▶ _The problem_:
Omit all images. Write out the rest of the material exactly.

▶ _Information provided_:
• • • •
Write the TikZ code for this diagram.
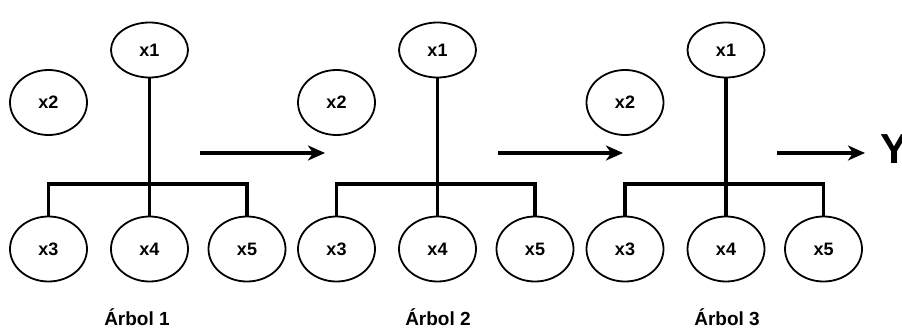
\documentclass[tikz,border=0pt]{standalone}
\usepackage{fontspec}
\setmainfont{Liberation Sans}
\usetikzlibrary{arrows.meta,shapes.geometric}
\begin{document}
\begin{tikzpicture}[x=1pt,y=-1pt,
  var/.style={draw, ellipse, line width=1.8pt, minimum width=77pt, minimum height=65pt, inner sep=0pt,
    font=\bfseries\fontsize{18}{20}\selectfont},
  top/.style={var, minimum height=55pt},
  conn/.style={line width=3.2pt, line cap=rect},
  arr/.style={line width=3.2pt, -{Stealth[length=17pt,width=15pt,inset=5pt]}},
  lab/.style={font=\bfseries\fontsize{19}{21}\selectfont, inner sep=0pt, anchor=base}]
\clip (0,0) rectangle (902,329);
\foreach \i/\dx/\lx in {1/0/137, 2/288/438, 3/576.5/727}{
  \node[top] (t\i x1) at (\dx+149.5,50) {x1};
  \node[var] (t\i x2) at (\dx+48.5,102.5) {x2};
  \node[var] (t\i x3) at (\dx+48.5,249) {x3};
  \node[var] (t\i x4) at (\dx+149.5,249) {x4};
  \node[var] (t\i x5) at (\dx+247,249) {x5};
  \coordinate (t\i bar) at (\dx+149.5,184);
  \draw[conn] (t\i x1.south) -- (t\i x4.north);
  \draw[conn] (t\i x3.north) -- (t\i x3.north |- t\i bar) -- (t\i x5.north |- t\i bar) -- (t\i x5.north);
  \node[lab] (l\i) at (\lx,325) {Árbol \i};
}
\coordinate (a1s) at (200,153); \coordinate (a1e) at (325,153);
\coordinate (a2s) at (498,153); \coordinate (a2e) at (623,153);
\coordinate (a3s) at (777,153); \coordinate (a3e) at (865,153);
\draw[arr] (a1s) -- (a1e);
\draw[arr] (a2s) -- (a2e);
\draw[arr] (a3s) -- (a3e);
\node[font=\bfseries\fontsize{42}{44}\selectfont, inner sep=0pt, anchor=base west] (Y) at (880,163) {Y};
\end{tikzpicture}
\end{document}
• • • •
▶ _Response to the task_:
Write the TikZ code for this diagram.
\documentclass[tikz,border=0pt]{standalone}
\usepackage{fontspec}
\setmainfont{Liberation Sans}
\usetikzlibrary{arrows.meta,shapes.geometric}
\begin{document}
\begin{tikzpicture}[x=1pt,y=-1pt,
  var/.style={draw, ellipse, line width=1.8pt, minimum width=77pt, minimum height=65pt, inner sep=0pt,
    font=\bfseries\fontsize{18}{20}\selectfont},
  top/.style={var, minimum height=55pt},
  conn/.style={line width=3.2pt, line cap=rect},
  arr/.style={line width=3.2pt, -{Stealth[length=17pt,width=15pt,inset=5pt]}},
  lab/.style={font=\bfseries\fontsize{19}{21}\selectfont, inner sep=0pt, anchor=base}]
\clip (0,0) rectangle (902,329);
\foreach \i/\dx/\lx in {1/0/137, 2/288/438, 3/576.5/727}{
  \node[top] (t\i x1) at (\dx+149.5,50) {x1};
  \node[var] (t\i x2) at (\dx+48.5,102.5) {x2};
  \node[var] (t\i x3) at (\dx+48.5,249) {x3};
  \node[var] (t\i x4) at (\dx+149.5,249) {x4};
  \node[var] (t\i x5) at (\dx+247,249) {x5};
  \coordinate (t\i bar) at (\dx+149.5,184);
  \draw[conn] (t\i x1.south) -- (t\i x4.north);
  \draw[conn] (t\i x3.north) -- (t\i x3.north |- t\i bar) -- (t\i x5.north |- t\i bar) -- (t\i x5.north);
  \node[lab] (l\i) at (\lx,325) {Árbol \i};
}
\coordinate (a1s) at (200,153); \coordinate (a1e) at (325,153);
\coordinate (a2s) at (498,153); \coordinate (a2e) at (623,153);
\coordinate (a3s) at (777,153); \coordinate (a3e) at (865,153);
\draw[arr] (a1s) -- (a1e);
\draw[arr] (a2s) -- (a2e);
\draw[arr] (a3s) -- (a3e);
\node[font=\bfseries\fontsize{42}{44}\selectfont, inner sep=0pt, anchor=base west] (Y) at (880,163) {Y};
\end{tikzpicture}
\end{document}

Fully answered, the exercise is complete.